■ TASK INSTRUCTIONS ■
From the listing below, output the lines between the one with "Clone this chart in matplotlib." and the one with "plt.rcParams['font.family'] = ['Liberation", including those two, and nothing else. Pictures are not copied.

# INPUT DATA start

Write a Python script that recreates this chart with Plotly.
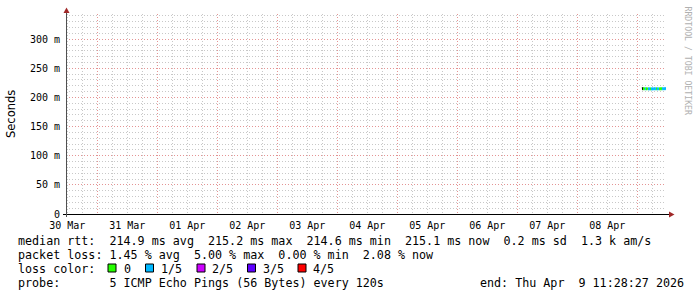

# INPUT DATA end
# INPUT DATA start

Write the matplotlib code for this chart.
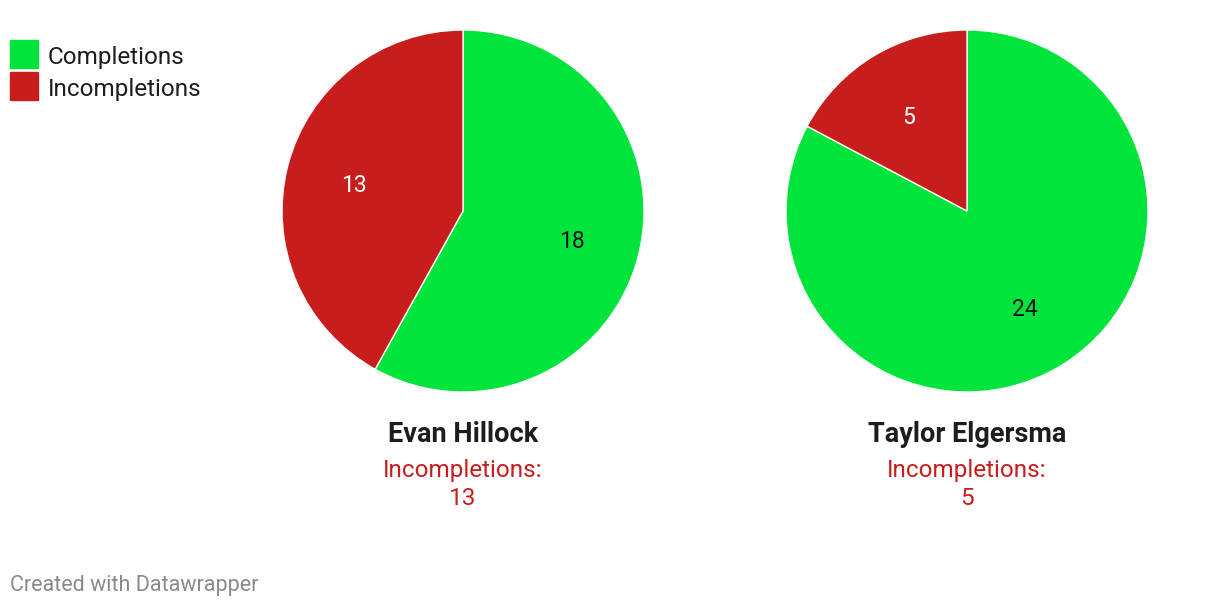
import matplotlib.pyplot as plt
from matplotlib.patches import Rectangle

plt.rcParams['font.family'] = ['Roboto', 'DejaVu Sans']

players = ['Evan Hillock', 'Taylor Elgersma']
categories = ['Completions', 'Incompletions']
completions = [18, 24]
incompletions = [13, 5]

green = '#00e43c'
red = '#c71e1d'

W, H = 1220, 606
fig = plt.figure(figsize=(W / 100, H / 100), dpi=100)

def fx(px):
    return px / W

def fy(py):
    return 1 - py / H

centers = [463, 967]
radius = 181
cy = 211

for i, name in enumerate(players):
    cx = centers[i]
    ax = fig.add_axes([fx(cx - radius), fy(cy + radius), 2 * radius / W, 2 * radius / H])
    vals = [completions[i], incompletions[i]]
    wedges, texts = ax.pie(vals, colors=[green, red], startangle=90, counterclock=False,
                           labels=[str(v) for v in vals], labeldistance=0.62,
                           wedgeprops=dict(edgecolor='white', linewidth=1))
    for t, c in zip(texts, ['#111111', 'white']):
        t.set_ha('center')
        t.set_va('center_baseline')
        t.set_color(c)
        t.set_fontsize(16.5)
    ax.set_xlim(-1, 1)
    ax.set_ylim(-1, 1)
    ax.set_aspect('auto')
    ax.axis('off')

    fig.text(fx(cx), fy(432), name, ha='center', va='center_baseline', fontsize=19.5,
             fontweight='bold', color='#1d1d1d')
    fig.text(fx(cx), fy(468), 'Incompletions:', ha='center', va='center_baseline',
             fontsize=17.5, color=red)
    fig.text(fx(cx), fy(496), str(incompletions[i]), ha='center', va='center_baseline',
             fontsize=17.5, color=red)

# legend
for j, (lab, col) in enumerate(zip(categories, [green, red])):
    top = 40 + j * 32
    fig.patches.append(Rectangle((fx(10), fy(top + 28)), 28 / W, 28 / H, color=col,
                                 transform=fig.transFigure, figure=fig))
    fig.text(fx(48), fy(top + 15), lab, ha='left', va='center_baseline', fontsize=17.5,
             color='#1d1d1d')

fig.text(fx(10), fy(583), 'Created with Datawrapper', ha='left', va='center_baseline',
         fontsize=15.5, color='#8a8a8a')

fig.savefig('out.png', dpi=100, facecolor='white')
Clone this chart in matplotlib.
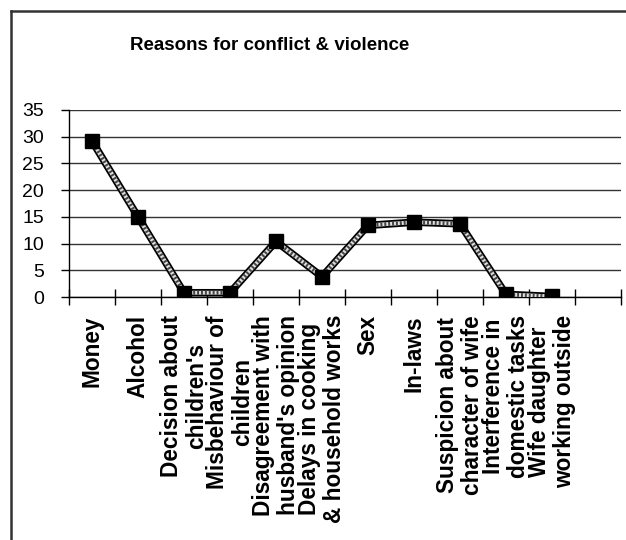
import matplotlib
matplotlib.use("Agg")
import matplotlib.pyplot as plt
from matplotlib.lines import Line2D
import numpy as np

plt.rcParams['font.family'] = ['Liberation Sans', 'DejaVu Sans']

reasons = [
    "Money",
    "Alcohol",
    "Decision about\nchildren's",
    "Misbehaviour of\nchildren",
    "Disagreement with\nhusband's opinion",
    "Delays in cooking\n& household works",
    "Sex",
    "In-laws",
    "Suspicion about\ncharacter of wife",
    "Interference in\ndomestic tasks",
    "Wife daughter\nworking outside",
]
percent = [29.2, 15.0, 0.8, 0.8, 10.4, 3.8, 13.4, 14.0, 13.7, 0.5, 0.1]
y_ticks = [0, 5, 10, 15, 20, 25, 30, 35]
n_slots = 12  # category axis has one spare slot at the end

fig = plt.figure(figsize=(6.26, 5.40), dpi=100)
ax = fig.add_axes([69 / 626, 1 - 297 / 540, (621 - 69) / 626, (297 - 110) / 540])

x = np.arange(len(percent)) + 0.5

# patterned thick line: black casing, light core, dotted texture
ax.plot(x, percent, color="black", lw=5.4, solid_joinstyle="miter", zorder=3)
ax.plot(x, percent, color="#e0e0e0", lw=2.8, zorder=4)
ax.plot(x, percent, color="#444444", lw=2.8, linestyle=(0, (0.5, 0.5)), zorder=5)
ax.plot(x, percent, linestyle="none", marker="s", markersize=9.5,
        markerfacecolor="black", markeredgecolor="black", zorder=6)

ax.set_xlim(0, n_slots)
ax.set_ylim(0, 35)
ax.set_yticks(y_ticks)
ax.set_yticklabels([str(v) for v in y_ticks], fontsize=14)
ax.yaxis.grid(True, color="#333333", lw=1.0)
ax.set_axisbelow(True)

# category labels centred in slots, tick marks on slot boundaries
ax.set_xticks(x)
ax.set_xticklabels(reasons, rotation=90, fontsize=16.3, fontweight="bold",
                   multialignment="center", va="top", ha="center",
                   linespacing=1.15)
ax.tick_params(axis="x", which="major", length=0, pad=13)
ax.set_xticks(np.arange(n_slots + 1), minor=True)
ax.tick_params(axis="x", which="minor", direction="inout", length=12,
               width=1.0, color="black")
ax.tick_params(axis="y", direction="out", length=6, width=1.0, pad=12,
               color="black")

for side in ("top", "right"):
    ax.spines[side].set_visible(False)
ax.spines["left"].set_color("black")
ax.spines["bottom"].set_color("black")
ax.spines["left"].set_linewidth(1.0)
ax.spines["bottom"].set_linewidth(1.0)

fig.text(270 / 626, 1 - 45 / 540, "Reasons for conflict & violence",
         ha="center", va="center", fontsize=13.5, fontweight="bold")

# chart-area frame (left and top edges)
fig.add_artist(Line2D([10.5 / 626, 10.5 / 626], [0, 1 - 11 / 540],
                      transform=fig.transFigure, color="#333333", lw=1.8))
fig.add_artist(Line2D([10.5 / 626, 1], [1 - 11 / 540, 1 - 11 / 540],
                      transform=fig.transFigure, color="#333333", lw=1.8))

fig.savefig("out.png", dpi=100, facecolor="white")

# INPUT DATA end
# INPUT DATA start

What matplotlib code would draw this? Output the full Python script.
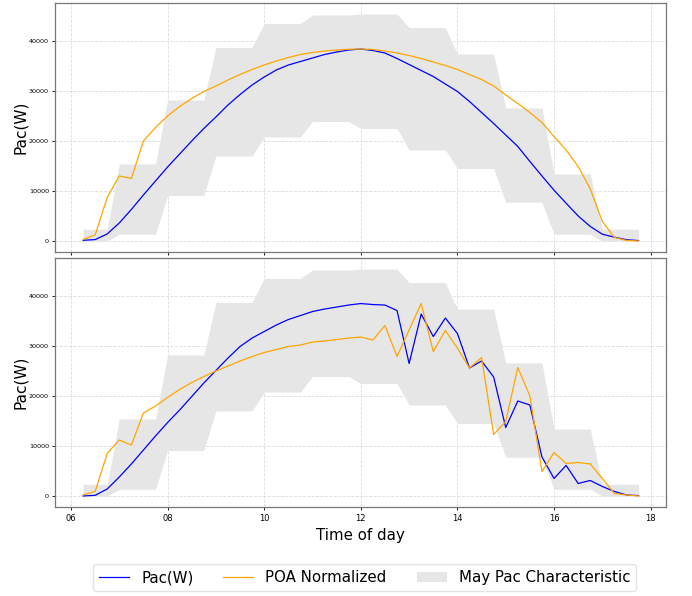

# INPUT DATA end

■ TASK RESULT ■
Clone this chart in matplotlib.
import matplotlib
matplotlib.use("Agg")
import matplotlib.pyplot as plt
from matplotlib.lines import Line2D
import numpy as np

plt.rcParams['font.family'] = ['Liberation Sans', 'DejaVu Sans']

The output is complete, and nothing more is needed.